Iran's security chief says the US has been forced to decide to leave Syria because it has suffered a strategic defeat there, and that Washington will ultimately have no choice but to leave the whole region.
Last month, President Donald Trump made an abrupt announcement to withdraw the roughly 2,000 American troops from Syria, claiming that the US had accomplished its goal of defeating Daesh.
Secretary of Iran’s Supreme National Security Council Ali Shamkhani, however, said, "The US has had no role in defeating Daesh in Syria and has suffered defeat in its strategy there."
"In 2019, America's compulsory withdrawal from our region will begin and in the future, they will be forced to start their pullout from the Persian Gulf," the official told an international seminar on defense and security in West Asia that was held in Tehran on Monday.
Shamkhani said US withdrawal from Syria and Iraq portends "a dark future" for the United States. "Today, a trend has begun against the forces of instability in our region, which has somehow prompted the compulsory exit of the United States."
"Today, the Americans are talking about leaving Afghanistan, while they have fulfilled none of the security components there," Shamkhani said.

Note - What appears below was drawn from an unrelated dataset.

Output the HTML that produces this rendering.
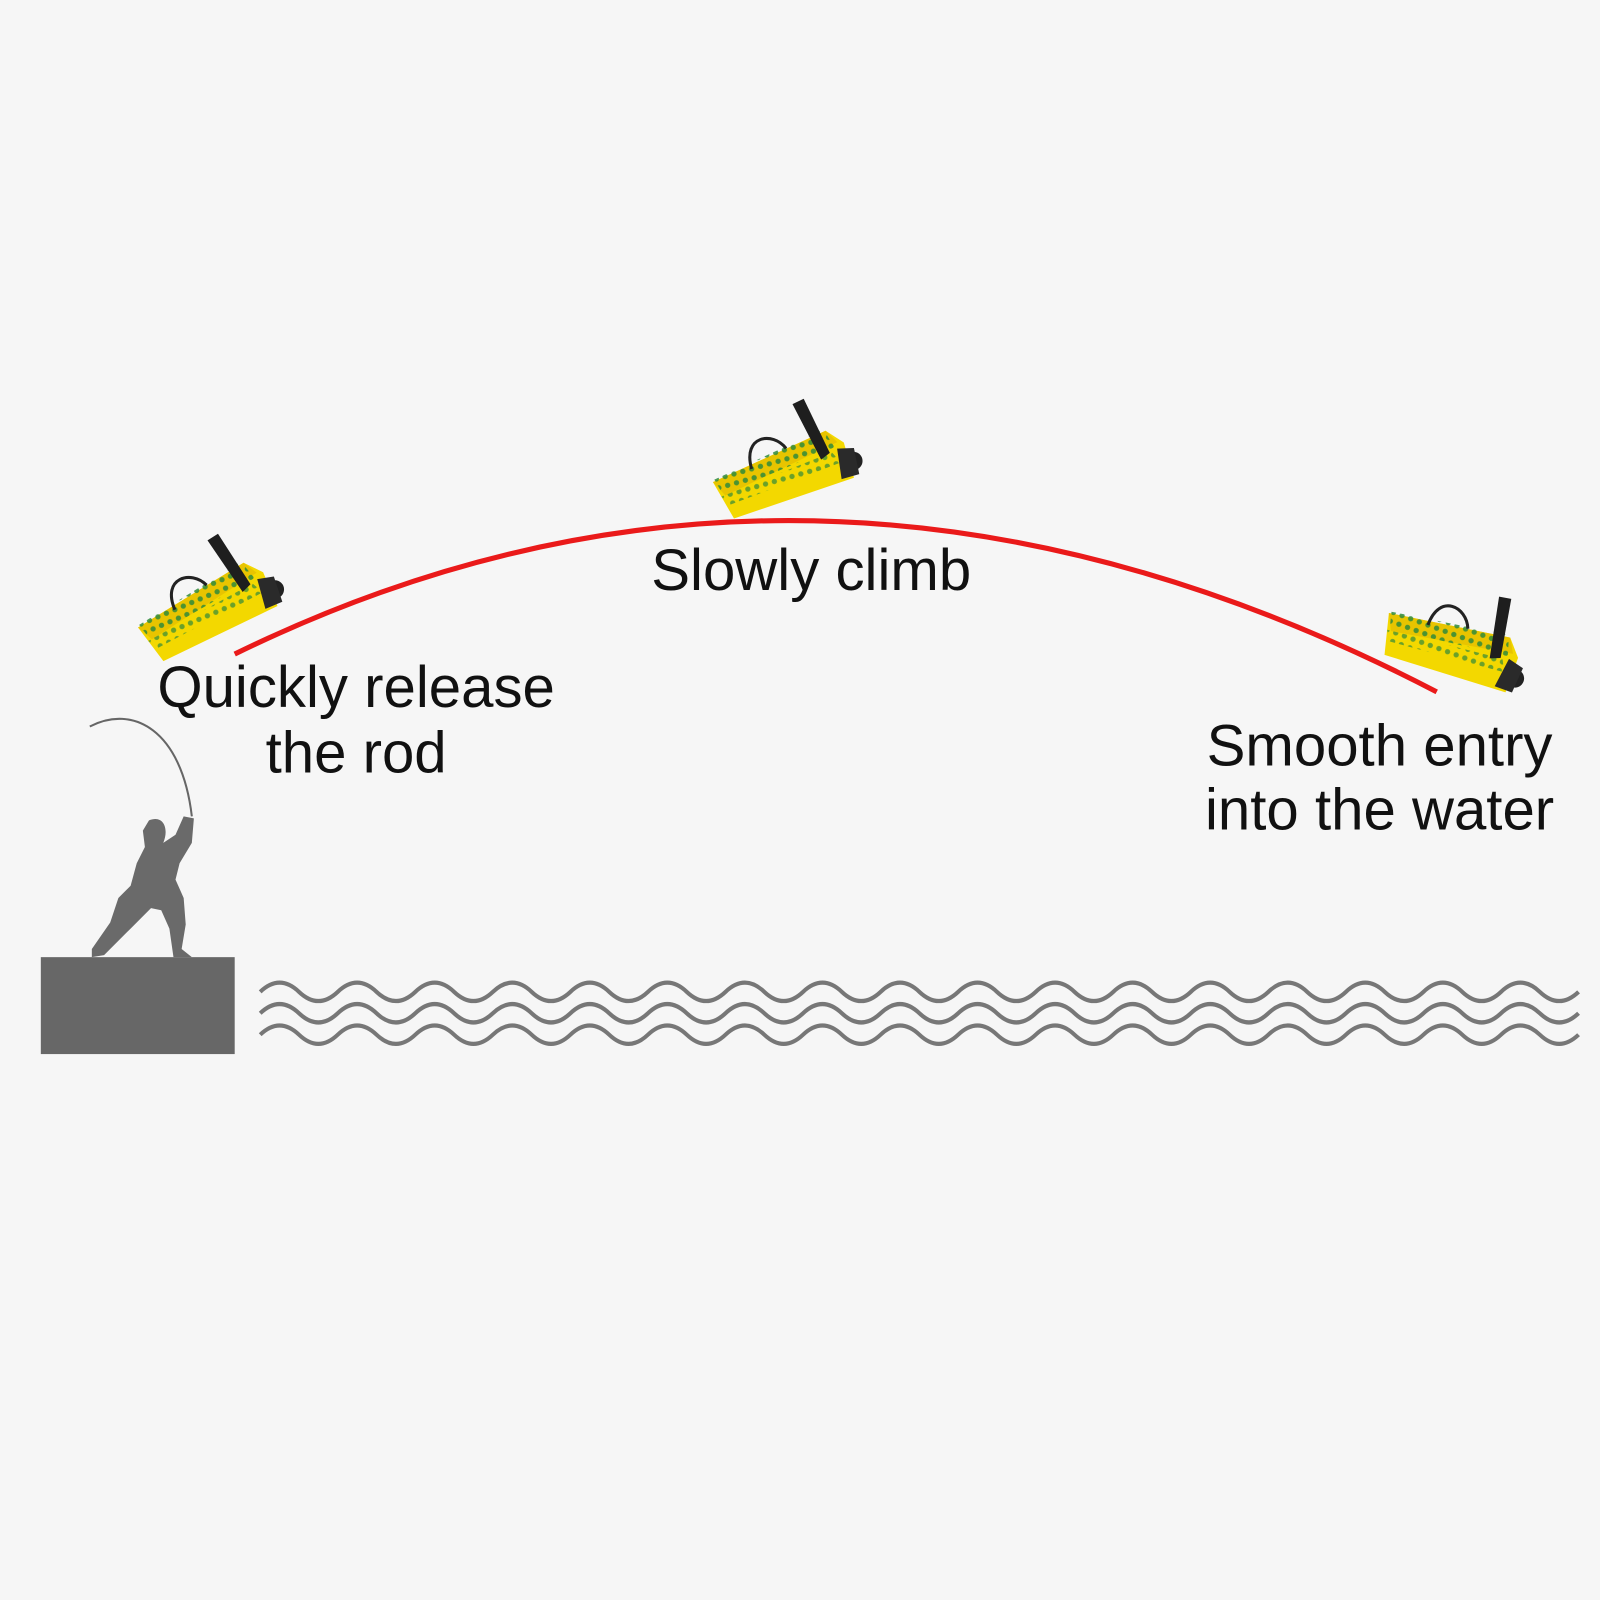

Trump has ordered the start of withdrawing some 7,000 troops from Afghanistan, about half of the total number of American boots on the ground in the war-torn country, The New York Times reported last month.
More than 2,400 Americans have died in Afghanistan since 2001, with 13 troops killed this year. US forces have remained bogged down in Afghanistan through the presidencies of George W. Bush, Barack Obama and now Trump since they invaded the country in 2001.
Shamkhani said, "Today, US crimes have become embedded in the minds of regional people, and US troops have no choice but to leave the region."
The United States invaded Syria in 2014 under the pretext of confronting Daesh without the request of the Syrian government or a UN mandate.
Shamkhani also touched on the US military presence in Iraq, where Trump paid a secret visit recently, prompting an outcry from Iraqi politicians and lawmakers.
The Iranian official said Iraqi commanders had snubbed a US invitation to attend Christmas celebrations at the al-Asad Air Base in Anbar Province.
The United States, he said, is now faced with a "bitter truth" in the region where Iran's influence is expanding.
"We are so powerful that no one can attack us," he said, adding the Islamic Republic would retaliate with far greater force against any act of aggression.
Shamkhani touched on US officials' patronage of anti-Iran terrorists, mentioning National Security Adviser John Bolton who takes his position against Iran according to MKO statements.
"It is unbecoming of an administration which lays claim to greatness to base its strategic decision-making against Iran on communiqués" issued by the MKO, he said.
US officials have stepped up their support for the MKO. The group has killed thousands of Iranian civilians and officials throughout decades.
Bolton and Trump's personal lawyer Rudy Giuliani have become familiar faces at conventions held by the terrorist group in recent years.